**Task description:** Read the material below and tally how many lines hold the word "Clone", giving the number and nothing else.

- - - -

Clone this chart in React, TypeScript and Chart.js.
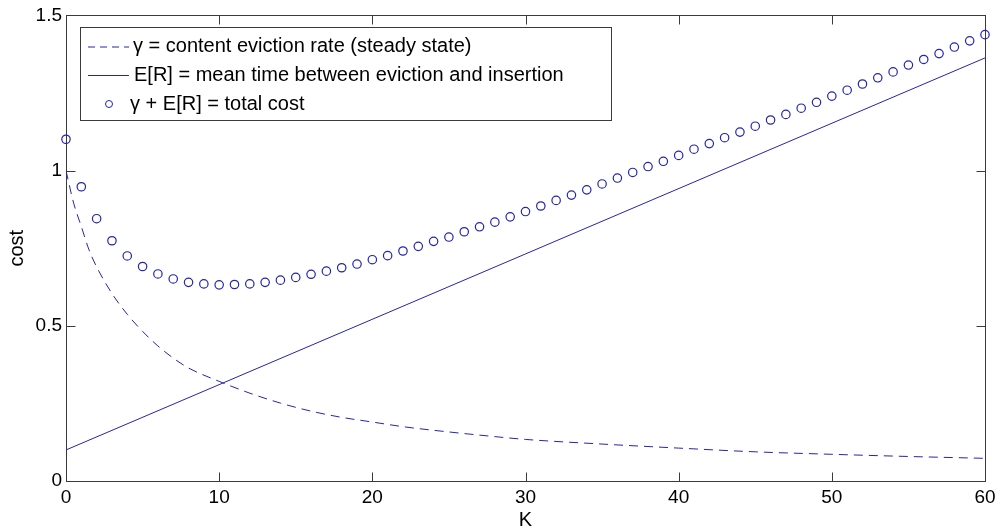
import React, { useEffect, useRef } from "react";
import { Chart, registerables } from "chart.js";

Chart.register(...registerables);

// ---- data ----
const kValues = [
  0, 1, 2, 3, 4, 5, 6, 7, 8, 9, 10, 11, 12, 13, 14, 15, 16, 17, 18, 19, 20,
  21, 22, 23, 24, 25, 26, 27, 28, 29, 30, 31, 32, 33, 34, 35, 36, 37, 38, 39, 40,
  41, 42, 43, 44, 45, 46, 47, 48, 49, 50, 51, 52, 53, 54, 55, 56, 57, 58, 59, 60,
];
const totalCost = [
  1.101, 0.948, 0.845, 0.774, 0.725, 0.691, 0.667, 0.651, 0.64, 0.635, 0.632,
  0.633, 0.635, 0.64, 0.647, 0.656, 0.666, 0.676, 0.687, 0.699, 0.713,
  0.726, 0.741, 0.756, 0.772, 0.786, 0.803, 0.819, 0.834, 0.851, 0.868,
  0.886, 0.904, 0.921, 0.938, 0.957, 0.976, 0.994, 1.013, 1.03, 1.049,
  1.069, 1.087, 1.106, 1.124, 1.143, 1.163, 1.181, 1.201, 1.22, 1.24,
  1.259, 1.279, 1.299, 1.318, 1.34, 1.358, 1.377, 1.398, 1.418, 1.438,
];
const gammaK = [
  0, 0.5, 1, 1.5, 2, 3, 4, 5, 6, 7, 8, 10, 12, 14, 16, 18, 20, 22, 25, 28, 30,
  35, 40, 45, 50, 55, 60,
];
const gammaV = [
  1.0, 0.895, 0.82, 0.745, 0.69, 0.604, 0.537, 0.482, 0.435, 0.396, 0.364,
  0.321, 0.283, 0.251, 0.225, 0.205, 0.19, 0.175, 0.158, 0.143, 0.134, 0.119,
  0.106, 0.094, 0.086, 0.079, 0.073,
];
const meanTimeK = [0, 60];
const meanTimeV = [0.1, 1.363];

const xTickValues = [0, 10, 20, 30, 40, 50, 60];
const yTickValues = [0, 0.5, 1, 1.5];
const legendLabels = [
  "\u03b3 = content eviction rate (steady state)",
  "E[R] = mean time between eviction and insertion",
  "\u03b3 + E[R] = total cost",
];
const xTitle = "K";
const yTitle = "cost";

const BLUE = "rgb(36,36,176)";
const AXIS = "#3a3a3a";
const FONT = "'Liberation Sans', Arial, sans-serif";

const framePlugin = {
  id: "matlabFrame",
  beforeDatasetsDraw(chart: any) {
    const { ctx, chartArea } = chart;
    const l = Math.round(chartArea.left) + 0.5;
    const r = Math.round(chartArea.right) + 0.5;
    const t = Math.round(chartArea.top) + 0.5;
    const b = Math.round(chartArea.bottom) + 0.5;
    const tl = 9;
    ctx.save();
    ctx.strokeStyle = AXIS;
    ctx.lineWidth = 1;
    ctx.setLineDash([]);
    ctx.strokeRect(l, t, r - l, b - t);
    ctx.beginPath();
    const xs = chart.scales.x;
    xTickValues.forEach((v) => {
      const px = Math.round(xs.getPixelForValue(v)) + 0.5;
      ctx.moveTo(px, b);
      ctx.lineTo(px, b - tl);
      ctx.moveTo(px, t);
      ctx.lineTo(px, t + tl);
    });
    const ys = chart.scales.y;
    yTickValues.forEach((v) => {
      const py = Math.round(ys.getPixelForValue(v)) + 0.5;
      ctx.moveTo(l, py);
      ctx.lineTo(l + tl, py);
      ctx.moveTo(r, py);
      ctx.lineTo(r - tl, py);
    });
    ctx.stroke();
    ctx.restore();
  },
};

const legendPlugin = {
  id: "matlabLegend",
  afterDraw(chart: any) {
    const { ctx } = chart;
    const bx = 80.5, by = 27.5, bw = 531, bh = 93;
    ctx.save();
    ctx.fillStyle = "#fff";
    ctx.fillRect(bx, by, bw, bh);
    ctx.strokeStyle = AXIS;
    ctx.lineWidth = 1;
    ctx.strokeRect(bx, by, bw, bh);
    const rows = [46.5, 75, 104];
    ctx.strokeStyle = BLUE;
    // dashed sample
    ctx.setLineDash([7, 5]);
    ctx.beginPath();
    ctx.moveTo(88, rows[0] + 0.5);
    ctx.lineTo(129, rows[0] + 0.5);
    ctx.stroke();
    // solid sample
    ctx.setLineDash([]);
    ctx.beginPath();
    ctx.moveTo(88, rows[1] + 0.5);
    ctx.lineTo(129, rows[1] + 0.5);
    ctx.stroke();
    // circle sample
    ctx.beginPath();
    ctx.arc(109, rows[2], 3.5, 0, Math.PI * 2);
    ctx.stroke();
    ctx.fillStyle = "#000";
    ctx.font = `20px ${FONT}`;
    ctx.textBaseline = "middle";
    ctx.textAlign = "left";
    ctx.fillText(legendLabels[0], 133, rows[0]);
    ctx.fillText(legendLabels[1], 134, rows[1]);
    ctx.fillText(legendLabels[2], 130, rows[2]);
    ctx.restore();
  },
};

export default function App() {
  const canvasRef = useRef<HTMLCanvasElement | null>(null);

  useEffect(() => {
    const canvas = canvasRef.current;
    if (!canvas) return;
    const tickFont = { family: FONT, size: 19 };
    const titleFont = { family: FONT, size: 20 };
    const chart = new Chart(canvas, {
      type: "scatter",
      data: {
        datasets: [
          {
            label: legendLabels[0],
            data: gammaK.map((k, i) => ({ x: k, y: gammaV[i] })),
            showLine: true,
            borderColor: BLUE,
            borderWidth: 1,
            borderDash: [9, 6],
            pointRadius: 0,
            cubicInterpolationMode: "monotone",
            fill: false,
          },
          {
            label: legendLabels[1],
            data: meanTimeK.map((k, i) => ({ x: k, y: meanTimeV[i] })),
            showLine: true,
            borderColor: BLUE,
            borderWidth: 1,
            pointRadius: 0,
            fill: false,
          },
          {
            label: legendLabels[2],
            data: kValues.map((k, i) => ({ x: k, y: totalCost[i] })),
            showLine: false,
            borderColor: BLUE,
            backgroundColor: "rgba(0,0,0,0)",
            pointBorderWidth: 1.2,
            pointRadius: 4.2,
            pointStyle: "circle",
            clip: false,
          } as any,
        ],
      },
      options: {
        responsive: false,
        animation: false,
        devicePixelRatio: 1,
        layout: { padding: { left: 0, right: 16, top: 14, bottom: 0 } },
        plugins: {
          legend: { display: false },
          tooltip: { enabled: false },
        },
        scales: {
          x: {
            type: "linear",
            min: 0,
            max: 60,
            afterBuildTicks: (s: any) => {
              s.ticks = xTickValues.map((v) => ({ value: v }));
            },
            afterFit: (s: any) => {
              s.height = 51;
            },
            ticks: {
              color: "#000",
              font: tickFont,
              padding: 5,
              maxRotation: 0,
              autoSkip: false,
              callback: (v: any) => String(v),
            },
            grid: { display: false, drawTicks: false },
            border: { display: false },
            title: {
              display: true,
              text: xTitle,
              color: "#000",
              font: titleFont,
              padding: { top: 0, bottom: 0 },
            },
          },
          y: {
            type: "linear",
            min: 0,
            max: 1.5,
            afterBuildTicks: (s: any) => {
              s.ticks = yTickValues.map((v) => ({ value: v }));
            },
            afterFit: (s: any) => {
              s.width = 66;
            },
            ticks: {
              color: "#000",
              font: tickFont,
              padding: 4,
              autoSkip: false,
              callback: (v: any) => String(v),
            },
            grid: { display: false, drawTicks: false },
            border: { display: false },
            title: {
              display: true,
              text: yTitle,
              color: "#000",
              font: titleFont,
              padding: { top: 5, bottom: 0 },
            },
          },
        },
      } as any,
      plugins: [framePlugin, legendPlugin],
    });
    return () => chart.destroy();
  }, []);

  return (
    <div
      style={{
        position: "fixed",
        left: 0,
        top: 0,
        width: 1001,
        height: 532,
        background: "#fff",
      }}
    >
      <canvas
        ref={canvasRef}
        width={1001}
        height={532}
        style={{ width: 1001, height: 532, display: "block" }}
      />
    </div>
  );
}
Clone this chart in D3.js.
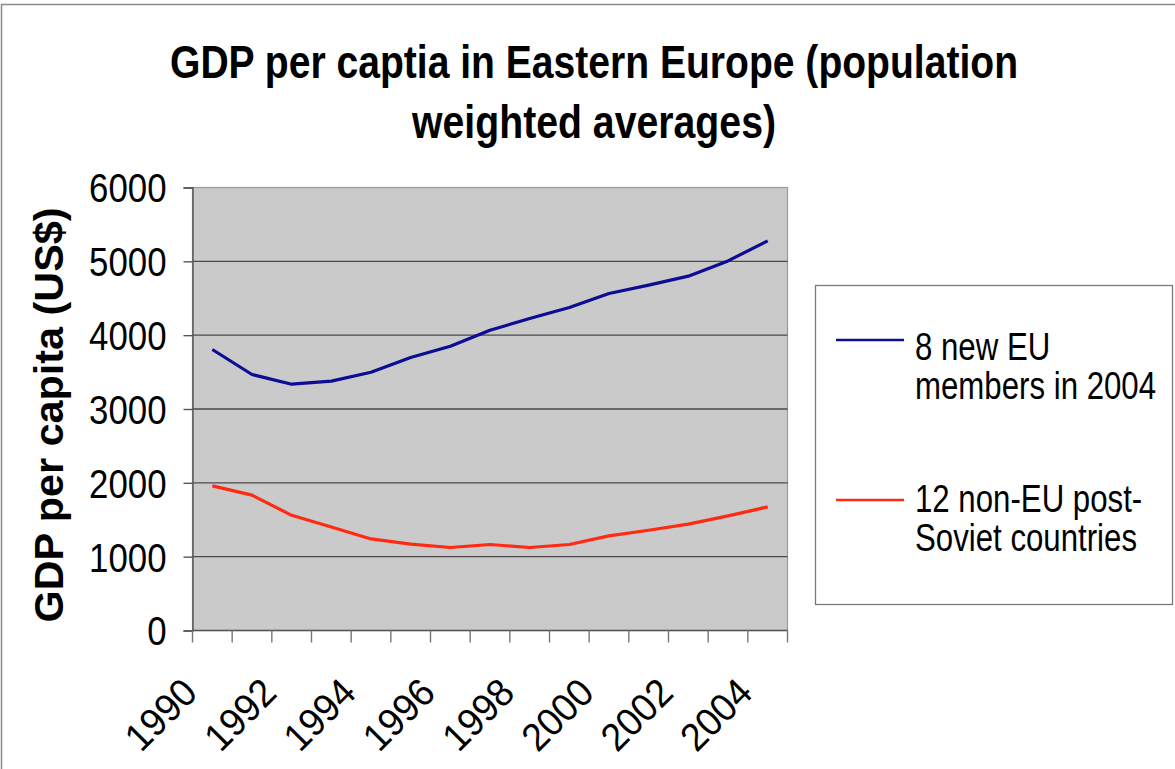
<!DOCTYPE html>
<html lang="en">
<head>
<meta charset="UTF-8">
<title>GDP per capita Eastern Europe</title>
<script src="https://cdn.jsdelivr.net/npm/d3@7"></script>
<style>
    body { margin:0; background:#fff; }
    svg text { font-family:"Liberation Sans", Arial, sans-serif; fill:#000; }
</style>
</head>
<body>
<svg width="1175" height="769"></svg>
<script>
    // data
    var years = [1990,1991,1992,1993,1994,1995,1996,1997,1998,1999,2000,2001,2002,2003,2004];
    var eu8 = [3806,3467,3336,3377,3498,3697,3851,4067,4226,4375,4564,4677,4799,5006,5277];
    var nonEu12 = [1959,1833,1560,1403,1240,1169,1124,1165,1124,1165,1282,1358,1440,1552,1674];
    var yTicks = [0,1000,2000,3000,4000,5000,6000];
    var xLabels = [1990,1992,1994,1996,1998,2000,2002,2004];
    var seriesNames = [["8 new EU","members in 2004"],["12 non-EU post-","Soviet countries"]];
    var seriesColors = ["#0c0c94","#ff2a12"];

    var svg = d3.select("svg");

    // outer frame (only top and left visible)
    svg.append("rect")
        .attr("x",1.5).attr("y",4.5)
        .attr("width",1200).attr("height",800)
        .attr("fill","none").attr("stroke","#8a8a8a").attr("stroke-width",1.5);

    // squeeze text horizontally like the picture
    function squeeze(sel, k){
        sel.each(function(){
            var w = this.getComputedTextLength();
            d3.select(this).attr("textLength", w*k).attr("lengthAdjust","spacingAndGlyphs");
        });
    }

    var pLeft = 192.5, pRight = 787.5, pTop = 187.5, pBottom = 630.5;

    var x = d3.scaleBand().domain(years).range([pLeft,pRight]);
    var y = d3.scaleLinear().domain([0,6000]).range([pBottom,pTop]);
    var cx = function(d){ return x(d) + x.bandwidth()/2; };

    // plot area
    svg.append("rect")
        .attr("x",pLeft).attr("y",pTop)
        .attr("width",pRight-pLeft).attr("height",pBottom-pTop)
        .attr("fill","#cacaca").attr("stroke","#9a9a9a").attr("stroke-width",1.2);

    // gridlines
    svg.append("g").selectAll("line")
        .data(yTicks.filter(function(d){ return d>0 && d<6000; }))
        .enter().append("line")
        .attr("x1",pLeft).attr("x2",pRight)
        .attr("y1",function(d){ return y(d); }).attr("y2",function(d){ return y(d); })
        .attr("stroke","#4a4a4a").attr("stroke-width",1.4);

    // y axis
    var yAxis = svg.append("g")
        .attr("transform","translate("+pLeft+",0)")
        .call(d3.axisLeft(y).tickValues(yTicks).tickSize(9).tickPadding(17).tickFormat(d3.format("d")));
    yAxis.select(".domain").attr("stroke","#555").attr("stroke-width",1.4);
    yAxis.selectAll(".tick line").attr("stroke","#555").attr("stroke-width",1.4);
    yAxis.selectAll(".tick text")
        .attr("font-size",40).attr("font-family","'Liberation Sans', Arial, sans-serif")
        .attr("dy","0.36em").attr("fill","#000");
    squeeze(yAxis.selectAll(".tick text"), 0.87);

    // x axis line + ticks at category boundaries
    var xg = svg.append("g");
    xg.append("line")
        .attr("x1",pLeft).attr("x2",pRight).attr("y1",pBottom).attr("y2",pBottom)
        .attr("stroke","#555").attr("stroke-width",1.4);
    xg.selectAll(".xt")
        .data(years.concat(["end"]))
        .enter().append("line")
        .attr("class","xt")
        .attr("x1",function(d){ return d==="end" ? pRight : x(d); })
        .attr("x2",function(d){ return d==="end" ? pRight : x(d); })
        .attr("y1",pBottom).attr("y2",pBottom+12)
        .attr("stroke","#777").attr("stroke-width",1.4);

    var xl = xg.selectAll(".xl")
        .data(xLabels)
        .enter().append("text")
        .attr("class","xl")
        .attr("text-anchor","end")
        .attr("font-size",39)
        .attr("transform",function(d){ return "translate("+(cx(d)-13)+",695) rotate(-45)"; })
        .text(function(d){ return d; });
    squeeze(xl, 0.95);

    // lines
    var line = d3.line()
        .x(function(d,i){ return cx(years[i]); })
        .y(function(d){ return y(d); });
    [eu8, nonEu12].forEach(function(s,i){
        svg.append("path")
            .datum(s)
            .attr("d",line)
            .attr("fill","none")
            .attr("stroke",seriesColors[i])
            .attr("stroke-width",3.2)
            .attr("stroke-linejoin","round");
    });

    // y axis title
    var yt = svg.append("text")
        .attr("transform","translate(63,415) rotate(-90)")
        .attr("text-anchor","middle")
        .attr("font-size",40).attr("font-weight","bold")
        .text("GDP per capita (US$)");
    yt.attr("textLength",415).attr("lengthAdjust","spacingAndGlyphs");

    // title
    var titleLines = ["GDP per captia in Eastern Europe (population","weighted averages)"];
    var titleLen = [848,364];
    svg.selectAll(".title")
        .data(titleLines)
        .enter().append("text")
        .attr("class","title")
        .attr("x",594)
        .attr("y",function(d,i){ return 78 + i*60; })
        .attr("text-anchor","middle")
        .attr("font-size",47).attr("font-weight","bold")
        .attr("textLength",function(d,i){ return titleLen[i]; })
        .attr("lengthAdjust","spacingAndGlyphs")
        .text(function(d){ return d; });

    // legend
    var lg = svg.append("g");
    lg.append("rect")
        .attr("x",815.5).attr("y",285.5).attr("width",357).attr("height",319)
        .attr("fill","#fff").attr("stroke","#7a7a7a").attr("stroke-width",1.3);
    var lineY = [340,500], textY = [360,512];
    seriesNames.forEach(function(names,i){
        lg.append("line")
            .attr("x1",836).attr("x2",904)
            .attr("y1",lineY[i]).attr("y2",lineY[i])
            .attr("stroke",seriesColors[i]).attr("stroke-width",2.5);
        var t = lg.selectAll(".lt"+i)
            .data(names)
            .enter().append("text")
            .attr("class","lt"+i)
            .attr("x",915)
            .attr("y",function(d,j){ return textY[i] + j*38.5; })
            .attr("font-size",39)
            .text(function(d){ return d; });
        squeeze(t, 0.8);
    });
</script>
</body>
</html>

- - - -

**Result of this task:** 2